Bir sanatçı olarak nasıl sorunlar yaşıyorsun? Sanatçı toplumun aynasıdır. Aslında bir sanatçının sıkıntıları (gerçek sanatçıdan bahsediyorum.) toplumun genel sıkıntılarıyla paralellik teşkil etmektedir. Benim özel sıkıntılarıma gelince… Birincisi sanatımı icra edeceğim alan sıkıntısı çekmekteyim. Maalesef bugün düzenlenen halk konserlerine çağrılan sanatçıların çoğunun siyasi bağlantılarının olması gerekiyor. Bu yoksa hiçbir yere çağrılmıyorsunuz. Halka en kolay ulaşma yeridir halk konserleri. Eğer bu imkânı bulamazsanız; geriye elinizde bar, kafe gibi yerler kalıyor ki; buralarda da ancak eğlence müziği yapabilirsiniz. Bir ikinci sıkıtımız da kaliteli dinleyici bulamama sorunu. Maalesef toplumumuz sanata da sanatçıya da gereğince değer vermemekte…

‘Dağınık halde bulunan şiir ve öykülerimi derleyip bir kitap halinde yayınlamaya çalışacağım’
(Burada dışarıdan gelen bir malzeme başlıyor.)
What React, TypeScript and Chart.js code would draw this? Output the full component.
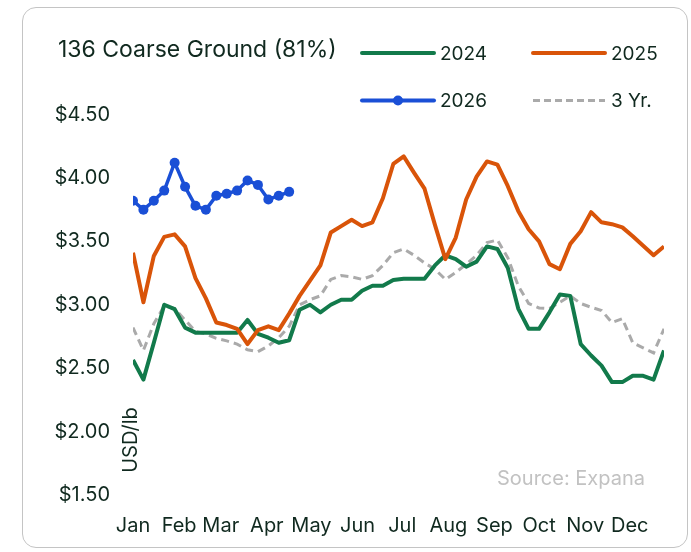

Gelecek planların nelerdir? Malumun artık orta yaşlarımıza geldik. Bu saatten sonra dağınık halde bulunan şiir ve öykülerimi derleyip bir kitap halinde yayınlamaya çalışacağım. Müzikal olarak da yıllarca yaptığım TV ve konser kayıtlarımı toplamaya çalışıyorum. Bekli de benim için değeri çok fazla olan klasik eserler ile kendi bestelerimden oluşan dijital bir müzik kaydı yaparak, sesimi çocuklarıma bırakmayı düşünüyorum. Son olarak neler söylemek istersin? Teşekkürler sevgili Cezair. Bu sohbet benim için çok hoş bir tecrübe oldu. Evvela beni bu söyleşine kattığın için çok teşekkür ederim Metin dostum. Bu vesileyle bütün okuyucularına selam ve sevgilerimi yolluyorum. Ben teşekkür ederim.